Added 4 interpreter‑friendly buckets: Night (0–5), Morning (6–11), Afternoon (12–17), Evening (18–23).

Incidents by 4 time-of-day buckets (Night / Morning / Afternoon / Evening).

Cyclic encoding shows continuity of hour-of-day on the unit circle (sin/cos).

4. High‑Cardinality & Quasi‑Identifier Management

4.1 Column Removal Strategy

Dropped identifiers/quasi‑identifiers: policy_number, incident_location, insured_zip.
Removed raw date columns post‑feature‑extraction.

4.2 Cardinality Analysis

Retained genuinely grouped categoricals with reasonable uniqueness ratios: auto_model (~39 cats), insured_hobbies (~20 cats), auto_make, insured_occupation (~14 cats each).

5. Missing Value Treatment

5.1 Strategy

Treated missingness as potentially informative (common in fraud settings). Key columns with notable absence: collision_type, authorities_contacted, property_damage, police_report_available.

5.2 Two‑Pronged Approach

Missing flags: binary _missing indicators.
Explicit category: filled NaN with "Missing" to ensure encoder compatibility.

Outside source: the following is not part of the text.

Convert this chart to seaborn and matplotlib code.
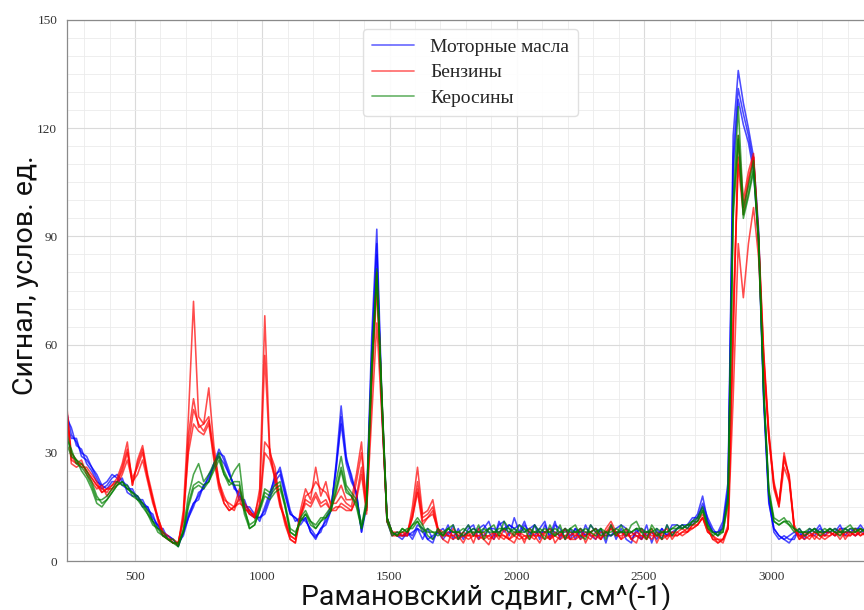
import matplotlib
matplotlib.use("Agg")
import matplotlib.pyplot as plt
from matplotlib.lines import Line2D
from matplotlib.ticker import MultipleLocator
import pandas as pd
import seaborn as sns

# Raman shift grid, cm^-1 (one sample every 20 cm^-1)
wavenumber = list(range(230, 3371, 20))

# --- Motor oils -------------------------------------------------------------
oil_1 = [
    42, 35, 33, 30, 29, 26, 23, 20, 21, 23,
    24, 22, 21, 19, 18, 16, 15, 12, 10, 8,
    7, 6, 4.5, 8, 13, 16, 18, 21, 23, 27,
    31, 28, 24, 21, 18, 16, 14, 12.5, 12, 14,
    18, 24, 25, 19, 13, 12, 11, 12, 8, 6.5,
    9, 11, 14, 27, 43, 29, 23, 19, 8, 17,
    62, 92, 45, 12, 8, 7, 6, 8, 7, 10,
    9, 6, 5, 9, 7, 10, 6, 9, 6, 9,
    10, 6, 9, 11, 7, 10, 11, 7, 12, 8,
    11, 7, 10, 6, 10, 7, 11, 6, 9, 6,
    9, 6, 10, 7, 6, 9, 5, 10, 6, 9,
    6, 5, 9, 6, 10, 5, 9, 6, 10, 7,
    9, 10, 9, 11, 13, 18, 11, 8, 8, 11,
    22, 118, 136, 127, 120, 112, 92, 46, 18, 9,
    7, 6, 5, 7, 8, 6, 9, 8, 10, 7,
    9, 8, 10, 7, 9, 8, 10, 8,
]
oil_2 = [
    40, 37, 32, 31, 27, 25, 22, 21, 22, 24,
    23, 21, 20, 20, 17, 17, 14, 13, 9, 9,
    6, 5, 5, 7, 12, 15, 19, 20, 24, 26,
    30, 29, 25, 20, 19, 15, 15, 13, 11, 15,
    19, 23, 26, 20, 14, 11, 12, 11, 9, 7,
    8, 12, 15, 25, 40, 28, 24, 18, 9, 16,
    58, 88, 43, 11, 7, 8, 7, 7, 8, 9,
    6, 9, 6, 8, 9, 7, 10, 6, 8, 10,
    7, 9, 10, 8, 6, 11, 8, 10, 9, 7,
    10, 8, 7, 9, 11, 6, 10, 9, 6, 9,
    6, 9, 7, 10, 8, 6, 8, 7, 9, 10,
    9, 6, 8, 9, 7, 8, 6, 9, 7, 10,
    10, 9, 10, 10, 12, 16, 12, 9, 7, 10,
    20, 112, 131, 124, 118, 110, 90, 45, 17, 8,
    6, 7, 6, 6, 9, 7, 8, 9, 8, 8,
    8, 9, 8, 8, 8, 9, 9, 7,
]
oil_3 = [
    38, 34, 34, 29, 28, 26, 24, 21, 20, 22,
    22, 23, 19, 18, 18, 15, 15, 11, 10, 7,
    7, 6, 4, 8, 12, 16, 17, 21, 22, 27,
    29, 27, 24, 21, 17, 17, 13, 12, 12, 13,
    17, 22, 24, 18, 13, 12, 10, 12, 8, 6,
    9, 10, 14, 26, 38, 27, 22, 19, 8, 15,
    55, 85, 42, 12, 8, 7, 7, 8, 6, 9,
    8, 6, 7, 8, 6, 8, 8, 7, 7, 8,
    9, 8, 7, 9, 9, 8, 9, 10, 9, 10,
    8, 9, 10, 8, 8, 9, 8, 7, 9, 7,
    9, 8, 7, 8, 9, 8, 7, 7, 8, 8,
    7, 8, 7, 6, 8, 8, 7, 9, 7, 8,
    9, 10, 10, 12, 12, 15, 11, 8, 8, 9,
    19, 108, 128, 121, 116, 108, 88, 44, 16, 9,
    7, 6, 7, 8, 7, 8, 8, 7, 9, 8,
    8, 7, 9, 9, 8, 7, 8, 9,
]

# --- Gasolines --------------------------------------------------------------
gas_1 = [
    45, 28, 27, 27, 25, 23, 21, 20, 19, 21,
    23, 27, 33, 21, 28, 32, 24, 18, 12, 8,
    6, 5, 4.5, 14, 40, 72, 40, 38, 48, 32,
    22, 16, 14, 15, 20, 16, 14, 12, 20, 68,
    30, 26, 16, 10, 6, 5, 14, 20, 17, 26,
    18, 22, 15, 18, 21, 17, 17, 24, 33, 14,
    40, 66, 40, 12, 8, 7, 8, 7, 15, 26,
    13, 14, 17, 9, 6, 5, 9, 7, 5, 8,
    5, 9, 6, 4.5, 8, 6, 9, 6, 5, 8,
    5, 9, 7, 5, 8, 9, 5, 7, 9, 6,
    7, 9, 5, 8, 9, 6, 9, 11, 8, 6,
    9, 6, 5, 9, 6, 9, 5, 8, 9, 6,
    8, 9, 8, 10, 11, 13, 9, 6, 5, 6,
    10, 60, 118, 100, 108, 113, 90, 58, 36, 22,
    16, 28, 24, 9, 6, 7, 8, 6, 8, 7,
    8, 7, 9, 6, 8, 7, 9, 8,
]
gas_2 = [
    43, 30, 28, 26, 26, 24, 22, 19, 20, 20,
    22, 25, 30, 23, 26, 30, 23, 17, 11, 7,
    6, 6, 5, 12, 35, 45, 37, 38, 40, 30,
    22, 18, 15, 14, 18, 15, 13, 13, 18, 57,
    29, 24, 17, 11, 7, 6, 12, 18, 19, 22,
    20, 19, 16, 16, 18, 16, 15, 22, 30, 15,
    50, 78, 44, 11, 8, 8, 7, 8, 13, 22,
    12, 13, 15, 9, 8, 7, 7, 8, 7, 6,
    7, 7, 6, 7, 6, 8, 7, 6, 7, 8,
    7, 6, 8, 7, 6, 7, 7, 8, 6, 7,
    8, 6, 7, 8, 6, 8, 8, 9, 7, 8,
    7, 8, 7, 6, 8, 7, 7, 8, 6, 8,
    7, 8, 9, 9, 10, 12, 8, 7, 6, 5,
    9, 70, 110, 96, 105, 112, 88, 56, 34, 21,
    15, 30, 23, 10, 7, 6, 7, 8, 7, 6,
    7, 8, 7, 8, 7, 9, 7, 8,
]
gas_3 = [
    41, 29, 27, 28, 24, 22, 20, 21, 18, 20,
    21, 24, 28, 22, 24, 28, 22, 16, 12, 8,
    7, 5, 5, 11, 32, 42, 38, 36, 39, 29,
    21, 17, 16, 15, 17, 14, 14, 12, 16, 33,
    31, 22, 15, 12, 7, 6, 13, 17, 16, 19,
    16, 17, 14, 14, 16, 15, 14, 18, 26, 14,
    48, 76, 42, 12, 7, 7, 8, 8, 12, 20,
    11, 12, 14, 8, 7, 7, 6, 7, 8, 7,
    8, 6, 7, 7, 8, 7, 6, 8, 7, 6,
    7, 7, 6, 8, 7, 6, 8, 7, 7, 6,
    6, 7, 8, 7, 7, 6, 8, 10, 7, 7,
    8, 6, 7, 7, 6, 8, 7, 6, 7, 8,
    8, 7, 8, 9, 10, 12, 9, 6, 6, 6,
    9, 45, 88, 73, 88, 98, 84, 55, 35, 20,
    15, 26, 22, 9, 7, 7, 6, 8, 7, 7,
    7, 8, 6, 8, 8, 7, 8, 7,
]
gas_4 = [
    44, 27, 26, 27, 25, 23, 21, 19, 20, 21,
    22, 26, 31, 21, 27, 31, 23, 17, 12, 7,
    6, 5, 5, 12, 30, 38, 36, 35, 38, 28,
    20, 16, 14, 15, 16, 15, 13, 12, 15, 30,
    28, 23, 16, 11, 6, 5, 12, 16, 15, 18,
    15, 16, 14, 15, 15, 14, 14, 17, 24, 13,
    52, 80, 45, 11, 8, 7, 7, 7, 12, 19,
    10, 12, 13, 9, 7, 8, 7, 6, 7, 7,
    7, 7, 8, 6, 7, 7, 7, 6, 8, 7,
    6, 7, 7, 7, 8, 6, 7, 6, 7, 8,
    7, 7, 7, 6, 8, 7, 7, 9, 8, 6,
    7, 7, 8, 7, 7, 6, 8, 7, 7, 7,
    7, 8, 8, 10, 10, 12, 8, 7, 5, 6,
    9, 65, 112, 98, 106, 112, 89, 57, 35, 21,
    16, 29, 23, 9, 6, 8, 7, 7, 6, 8,
    8, 7, 8, 7, 7, 8, 7, 8,
]

# --- Kerosenes --------------------------------------------------------------
ker_1 = [
    36, 30, 28, 27, 25, 22, 18, 16, 17, 19,
    21, 22, 20, 19, 18, 16, 14, 11, 9, 7,
    6, 5, 4, 9, 18, 24, 27, 22, 24, 27,
    30, 25, 22, 25, 27, 15, 9, 10, 14, 20,
    19, 21, 22, 15, 8, 7, 12, 14, 11, 9,
    11, 13, 15, 22, 29, 21, 19, 17, 10, 17,
    55, 81, 45, 12, 8, 7, 9, 8, 10, 12,
    10, 7, 6, 9, 7, 9, 10, 6, 8, 10,
    7, 10, 6, 9, 10, 7, 11, 9, 7, 10,
    9, 6, 10, 8, 6, 10, 7, 10, 6, 9,
    10, 7, 6, 10, 8, 9, 6, 10, 7, 10,
    7, 10, 11, 8, 6, 10, 8, 6, 10, 7,
    9, 10, 9, 11, 12, 15, 10, 8, 7, 9,
    18, 100, 126, 98, 104, 111, 90, 48, 20, 12,
    11, 12, 10, 8, 9, 7, 8, 9, 7, 8,
    9, 8, 7, 9, 10, 8, 9, 8,
]
ker_2 = [
    34, 31, 27, 26, 24, 21, 17, 17, 18, 20,
    22, 21, 21, 18, 17, 15, 13, 10, 9, 8,
    6, 5, 5, 8, 16, 21, 22, 21, 22, 26,
    29, 24, 21, 22, 22, 14, 10, 11, 15, 19,
    18, 20, 21, 16, 9, 8, 11, 13, 11, 10,
    12, 12, 14, 20, 26, 20, 18, 16, 9, 16,
    52, 79, 44, 11, 7, 8, 8, 9, 9, 11,
    8, 9, 8, 7, 8, 9, 8, 8, 9, 8,
    9, 8, 8, 9, 8, 9, 9, 8, 9, 8,
    9, 8, 8, 9, 8, 8, 9, 8, 8, 9,
    8, 9, 8, 8, 9, 7, 8, 8, 9, 8,
    9, 8, 9, 9, 8, 8, 9, 8, 8, 9,
    10, 9, 10, 10, 11, 14, 10, 7, 8, 8,
    16, 95, 117, 96, 102, 109, 88, 47, 19, 11,
    10, 11, 11, 9, 8, 8, 9, 8, 8, 9,
    8, 9, 8, 8, 9, 9, 8, 9,
]
ker_3 = [
    33, 29, 28, 25, 23, 20, 16, 15, 17, 19,
    21, 22, 20, 19, 17, 16, 13, 11, 8, 7,
    6, 6, 4, 8, 15, 20, 21, 20, 22, 25,
    28, 24, 22, 21, 21, 13, 9, 10, 14, 18,
    17, 19, 20, 15, 8, 7, 11, 13, 10, 9,
    11, 12, 14, 19, 25, 19, 18, 15, 9, 15,
    53, 80, 46, 12, 8, 7, 9, 8, 10, 11,
    9, 8, 8, 8, 7, 9, 8, 8, 7, 8,
    8, 8, 9, 8, 8, 8, 9, 9, 8, 8,
    8, 9, 8, 8, 9, 8, 7, 8, 9, 8,
    8, 8, 9, 8, 7, 9, 8, 7, 8, 8,
    8, 8, 9, 8, 8, 9, 7, 8, 8, 9,
    9, 9, 10, 11, 11, 14, 9, 8, 7, 8,
    17, 98, 118, 95, 101, 108, 89, 46, 19, 11,
    10, 11, 10, 9, 8, 8, 8, 9, 8, 8,
    9, 8, 8, 9, 8, 8, 9, 8,
]

groups = {
    "Моторные масла": [oil_1, oil_2, oil_3],
    "Бензины": [gas_1, gas_2, gas_3, gas_4],
    "Керосины": [ker_1, ker_2, ker_3],
}
palette = {"Моторные масла": "#0000ff", "Бензины": "#ff0000", "Керосины": "#008000"}

records = []
for name, spectra in groups.items():
    for k, spectrum in enumerate(spectra):
        for x, y in zip(wavenumber, spectrum):
            records.append((x, y, name, f"{name} {k + 1}"))
df = pd.DataFrame(records, columns=["shift", "signal", "sample", "spectrum"])

sns.set_style("white")
plt.rcParams["font.family"] = ["Liberation Serif", "DejaVu Serif"]

fig = plt.figure(figsize=(8.64, 6.10), dpi=100)
ax = fig.add_axes([67 / 864, 1 - 561 / 610, (864 - 67) / 864, (561 - 20) / 610])

sns.lineplot(
    data=df, x="shift", y="signal", hue="sample", units="spectrum",
    estimator=None, sort=False, palette=palette, hue_order=list(groups),
    alpha=0.7, linewidth=1.15, legend=False, ax=ax,
)

ax.set_xlim(233, 3364)
ax.set_ylim(0, 150)
ax.xaxis.set_major_locator(MultipleLocator(500))
ax.xaxis.set_minor_locator(MultipleLocator(100))
ax.yaxis.set_major_locator(MultipleLocator(30))
ax.yaxis.set_minor_locator(MultipleLocator(5))
ax.grid(which="major", color="#dadada", linewidth=0.8)
ax.grid(which="minor", color="#ebebeb", linewidth=0.6)
ax.set_axisbelow(True)
ax.tick_params(which="major", length=4, width=0.8, color="#777777",
               labelsize=9.5, labelcolor="#333333", pad=3)
ax.tick_params(which="minor", length=2, width=0.6, color="#999999")
for side in ("left", "bottom", "top"):
    ax.spines[side].set_color("#8a8a8a")
    ax.spines[side].set_linewidth(0.9)
ax.spines["right"].set_visible(False)
ax.set_xlabel("")
ax.set_ylabel("")

handles = [Line2D([], [], color=palette[n], alpha=0.55, linewidth=1.3) for n in groups]
ax.legend(handles, list(groups), loc="upper center", bbox_to_anchor=(0.506, 0.983),
          borderaxespad=0, fontsize=14, frameon=True, framealpha=0.9,
          edgecolor="#dddddd", fancybox=True, handlelength=2.2,
          handletextpad=0.8, labelspacing=0.42, borderpad=0.45)

label_font = ["Roboto", "DejaVu Sans"]
fig.text(486 / 864, 1 - 605 / 610, "Рамановский сдвиг, см^(-1)", ha="center",
         va="baseline", fontsize=20.5, family=label_font, color="#111111")
fig.text(26 / 864, 1 - 275 / 610, "Сигнал, услов. ед.", ha="center",
         va="center", rotation=90, fontsize=20.5, family=label_font, color="#111111")

fig.savefig("out.png", dpi=100)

6. Final Dataset Composition

6.1 Model‑Ready Feature Set

Total features: ~38 columns (net of drops + engineering)
Numerical: ~20 (incl. engineered)
Categorical: ~18 (incl. time buckets)
Target: binary target (fraud indicator)

Final mix of numerical vs categorical vs engineered features.

6.2 Data Integrity Checks

Validated target ∈ {0,1}.
Confirmed completeness for total_claim_amount, share features, days_since_bind, and temporal encodings.

6.3 Memory Optimization

Down‑cast to compact numerics (int8, int32) where safe.
Kept object dtype only for true categoricals.

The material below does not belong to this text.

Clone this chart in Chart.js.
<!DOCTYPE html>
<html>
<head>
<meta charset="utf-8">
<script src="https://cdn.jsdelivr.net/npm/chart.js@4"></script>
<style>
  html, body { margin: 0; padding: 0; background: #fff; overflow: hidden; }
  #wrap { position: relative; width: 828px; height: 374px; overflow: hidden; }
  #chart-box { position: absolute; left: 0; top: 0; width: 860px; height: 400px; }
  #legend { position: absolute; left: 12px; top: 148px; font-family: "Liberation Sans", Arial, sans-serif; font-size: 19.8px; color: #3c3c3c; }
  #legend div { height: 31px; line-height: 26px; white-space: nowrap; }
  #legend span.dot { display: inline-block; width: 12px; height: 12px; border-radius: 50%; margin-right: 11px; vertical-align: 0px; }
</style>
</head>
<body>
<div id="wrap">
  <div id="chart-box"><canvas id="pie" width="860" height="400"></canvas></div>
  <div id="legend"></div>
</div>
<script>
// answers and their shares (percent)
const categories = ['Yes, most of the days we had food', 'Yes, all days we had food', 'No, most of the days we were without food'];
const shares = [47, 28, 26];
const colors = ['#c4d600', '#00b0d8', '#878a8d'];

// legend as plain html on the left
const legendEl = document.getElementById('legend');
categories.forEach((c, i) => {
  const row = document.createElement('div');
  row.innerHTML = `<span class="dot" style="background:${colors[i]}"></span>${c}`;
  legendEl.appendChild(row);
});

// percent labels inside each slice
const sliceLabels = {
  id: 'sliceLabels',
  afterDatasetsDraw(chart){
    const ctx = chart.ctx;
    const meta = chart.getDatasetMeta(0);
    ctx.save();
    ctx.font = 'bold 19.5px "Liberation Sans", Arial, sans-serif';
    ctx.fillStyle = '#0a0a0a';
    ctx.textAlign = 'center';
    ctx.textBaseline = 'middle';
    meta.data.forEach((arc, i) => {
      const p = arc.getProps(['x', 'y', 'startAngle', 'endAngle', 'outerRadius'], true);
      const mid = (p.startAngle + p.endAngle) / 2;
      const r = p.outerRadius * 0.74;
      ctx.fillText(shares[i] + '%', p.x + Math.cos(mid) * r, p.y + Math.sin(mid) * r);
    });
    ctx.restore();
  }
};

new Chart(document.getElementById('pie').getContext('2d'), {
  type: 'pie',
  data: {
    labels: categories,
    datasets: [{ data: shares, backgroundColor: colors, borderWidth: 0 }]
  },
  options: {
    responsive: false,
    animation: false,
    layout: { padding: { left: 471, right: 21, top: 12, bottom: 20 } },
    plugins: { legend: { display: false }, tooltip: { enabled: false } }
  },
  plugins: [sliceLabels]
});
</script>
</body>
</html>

7. Key Preprocessing Decisions & Rationale

7.1 Feature Selection Philosophy

Removed: identifiers, near‑constant, and redundant columns.
Retained: genuine categorical groupings with interpretable cardinality.
Enhanced: temporal intelligence, claim composition, and vehicle age.

7.2 Missing Data Strategy

Captured absence explicitly (flags + category).
Reflected domain reality that missingness itself can be a fraud signal.

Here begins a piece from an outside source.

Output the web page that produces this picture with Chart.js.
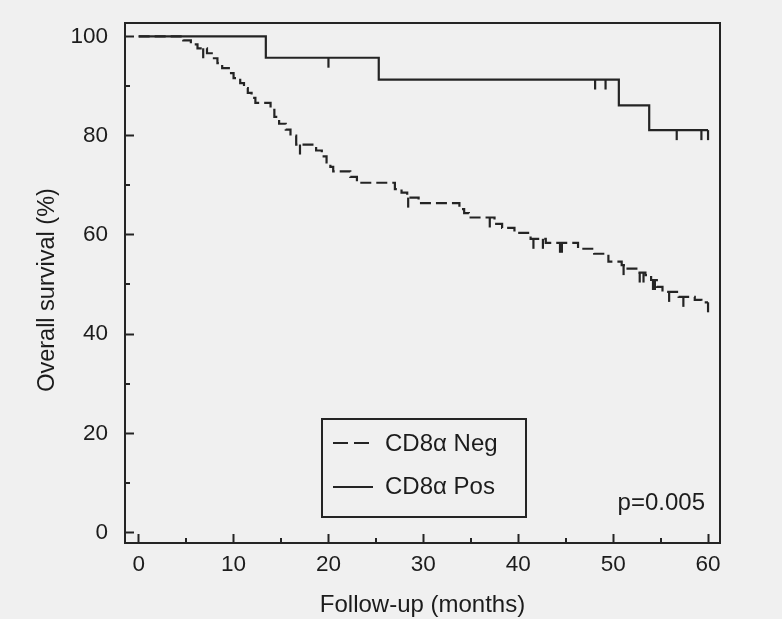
<!DOCTYPE html>
<html><head><meta charset="utf-8">
<script src="https://cdn.jsdelivr.net/npm/chart.js@4"></script>
<style>html,body{margin:0;padding:0;background:#f0f0f0;}#wrap{width:782px;height:619px;}</style>
</head><body><div id="wrap"><canvas id="c" width="782" height="619"></canvas></div>
<script>
const xTicks = [0, 10, 20, 30, 40, 50, 60];
const yTicks = [0, 20, 40, 60, 80, 100];
const xMinorTicks = [5, 15, 25, 35, 45, 55];
const yMinorTicks = [10, 30, 50, 70, 90];
const seriesLabels = ['CD8\u03b1 Neg', 'CD8\u03b1 Pos'];
const pValueText = 'p=0.005';
const xTitle = 'Follow-up (months)';
const yTitle = 'Overall survival (%)';

const negTimes = [0, 4.7, 5.5, 6.2, 7.2, 7.7, 8.3, 8.8, 9.5, 10.0, 10.7, 11.1, 11.5, 11.9, 12.3, 13.9, 14.3, 14.8, 15.5, 16.0, 16.6, 18.7, 19.3, 19.8, 20.2, 20.5, 22.3, 23.0, 27.0, 27.7, 28.3, 29.5, 33.8, 34.3, 34.8, 37.5, 38.3, 39.6, 41.3, 42.9, 46.3, 48.0, 49.5, 50.9, 51.4, 52.6, 53.4, 54.0, 54.6, 55.2, 56.9, 58.6, 59.3, 60];
const negSurv  = [100, 99.2, 98.4, 97.6, 96.6, 95.6, 94.6, 93.6, 92.6, 91.6, 90.6, 89.6, 88.6, 87.6, 86.6, 85.2, 83.8, 82.4, 81.2, 80.0, 78.2, 77.0, 75.8, 74.6, 73.7, 72.8, 71.7, 70.5, 69.2, 68.5, 67.5, 66.4, 65.2, 64.4, 63.5, 62.2, 61.4, 60.4, 59.2, 58.4, 57.2, 56.2, 54.6, 53.9, 53.2, 52.4, 51.9, 50.9, 49.5, 48.5, 47.5, 46.9, 46.4, 46.4];
const negCensorTimes = [6.8, 17.0, 28.4, 37.0, 41.6, 42.6, 44.4, 44.6, 51.1, 52.8, 53.2, 54.2, 54.4, 55.9, 57.4, 60.0];

const posTimes = [0, 13.4, 25.3, 50.6, 53.8, 60];
const posSurv  = [100, 95.7, 91.3, 86.1, 81.1, 81.1];
const posCensorTimes = [20.0, 48.1, 49.2, 56.7, 59.3, 60.0];

const INK = '#242424';
const TXT = '#1c1c1c';
const FONT = "'Liberation Sans', Arial, Helvetica, sans-serif";

function survAt(times, surv, t) {
  let s = surv[0];
  for (let i = 0; i < times.length; i++) { if (times[i] <= t) s = surv[i]; }
  return s;
}
const toPts = (ts, ss) => ts.map((t, i) => ({x: t, y: ss[i]}));
// censor marks hang ~10px below the curve: centre 1 unit below the level
const censorPts = (cts, ts, ss) => cts.map(t => ({x: t, y: survAt(ts, ss, t) - 1.0}));

const decor = {
  id: 'decor',
  beforeDraw(chart) {
    const {ctx, width, height} = chart;
    ctx.save(); ctx.fillStyle = '#f0f0f0'; ctx.fillRect(0, 0, width, height); ctx.restore();
  },
  afterDatasetsDraw(chart) {
    const {ctx, chartArea: ca, scales: {x, y}} = chart;
    ctx.save();
    ctx.strokeStyle = INK; ctx.lineWidth = 2;
    ctx.strokeRect(ca.left, ca.top, ca.right - ca.left, ca.bottom - ca.top);
    // minor ticks
    ctx.beginPath();
    xMinorTicks.forEach(v => { const px = Math.round(x.getPixelForValue(v)); ctx.moveTo(px, ca.bottom); ctx.lineTo(px, ca.bottom - 5); });
    yMinorTicks.forEach(v => { const py = Math.round(y.getPixelForValue(v)); ctx.moveTo(ca.left, py); ctx.lineTo(ca.left + 5, py); });
    ctx.stroke();
    // y axis title
    ctx.fillStyle = TXT;
    ctx.font = '23.5px ' + FONT;
    ctx.textBaseline = 'middle'; ctx.textAlign = 'center';
    ctx.save(); ctx.translate(48, (ca.top + ca.bottom) / 2 + 7); ctx.rotate(-Math.PI / 2);
    ctx.fillText(yTitle, 0, 0); ctx.restore();
    // legend box
    const lx = 322, ly = 419, lw = 204, lh = 98;
    ctx.strokeRect(lx, ly, lw, lh);
    ctx.beginPath(); ctx.setLineDash([15, 6]);
    ctx.moveTo(333, 443); ctx.lineTo(369, 443); ctx.stroke();
    ctx.setLineDash([]);
    ctx.beginPath(); ctx.moveTo(333, 487); ctx.lineTo(373, 487); ctx.stroke();
    ctx.font = '24px ' + FONT;
    ctx.textAlign = 'left';
    ctx.fillText(seriesLabels[0], 385, 444);
    ctx.fillText(seriesLabels[1], 385, 487);
    ctx.textAlign = 'right';
    ctx.fillText(pValueText, 705, 503);
    ctx.restore();
  }
};

new Chart(document.getElementById('c'), {
  type: 'line',
  data: {
    datasets: [
      {label: seriesLabels[0], data: toPts(negTimes, negSurv), stepped: 'before', borderColor: INK, borderWidth: 2.2, borderDash: [11, 5], pointRadius: 0, fill: false},
      {label: seriesLabels[1], data: toPts(posTimes, posSurv), stepped: 'before', borderColor: INK, borderWidth: 2.2, pointRadius: 0, fill: false},
      {label: 'neg censored', data: censorPts(negCensorTimes, negTimes, negSurv), showLine: false, pointStyle: 'line', rotation: 90, pointRadius: 5, pointBorderWidth: 2.2, pointBorderColor: INK, pointBackgroundColor: INK},
      {label: 'pos censored', data: censorPts(posCensorTimes, posTimes, posSurv), showLine: false, pointStyle: 'line', rotation: 90, pointRadius: 5, pointBorderWidth: 2.2, pointBorderColor: INK, pointBackgroundColor: INK}
    ]
  },
  options: {
    responsive: false, animation: false, devicePixelRatio: 1,
    layout: {padding: {left: 0, top: 23, right: 62, bottom: 0}},
    plugins: {legend: {display: false}, tooltip: {enabled: false}},
    scales: {
      x: {
        type: 'linear', min: -1.44, max: 61.26,
        afterBuildTicks: s => { s.ticks = xTicks.map(v => ({value: v})); },
        afterFit: s => { s.height = 76; s.paddingLeft = 0; s.paddingRight = 0; },
        ticks: {font: {family: FONT, size: 22.5}, color: TXT, padding: 17, maxRotation: 0, autoSkip: false},
        grid: {drawOnChartArea: false, drawTicks: true, tickLength: -9, tickWidth: 2, tickColor: INK},
        border: {display: false},
        title: {display: true, text: xTitle, color: TXT, font: {family: FONT, size: 24, lineHeight: 1.1}, padding: {top: 0, bottom: 0}}
      },
      y: {
        type: 'linear', min: -2.1, max: 102.7,
        afterBuildTicks: s => { s.ticks = yTicks.map(v => ({value: v})); },
        afterFit: s => { s.width = 125; s.paddingTop = 0; s.paddingBottom = 0; },
        ticks: {font: {family: FONT, size: 22.5}, color: TXT, padding: 26, autoSkip: false},
        grid: {drawOnChartArea: false, drawTicks: true, tickLength: -9, tickWidth: 2, tickColor: INK},
        border: {display: false},
        title: {display: false, text: yTitle}
      }
    }
  },
  plugins: [decor]
});
</script></body></html>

7.3 Engineering Priorities

Interpretability: human‑readable buckets alongside mathematical transforms.
Signal preservation: ratios + totals to keep scale and composition.
Temporal patterns: duration and cyclic encodings.

Appendix: Feature Dictionary

8. Next Steps for Modeling

Categorical encoding: One‑Hot / Target / Frequency (evaluate per model family).
Scaling: standardize numerics for linear models (within pipeline only).
Train‑test split: stratified by target to respect class imbalance.
Metrics focus: precision‑recall curves, PR‑AUC, and F₂ for recall‑weighted scenarios.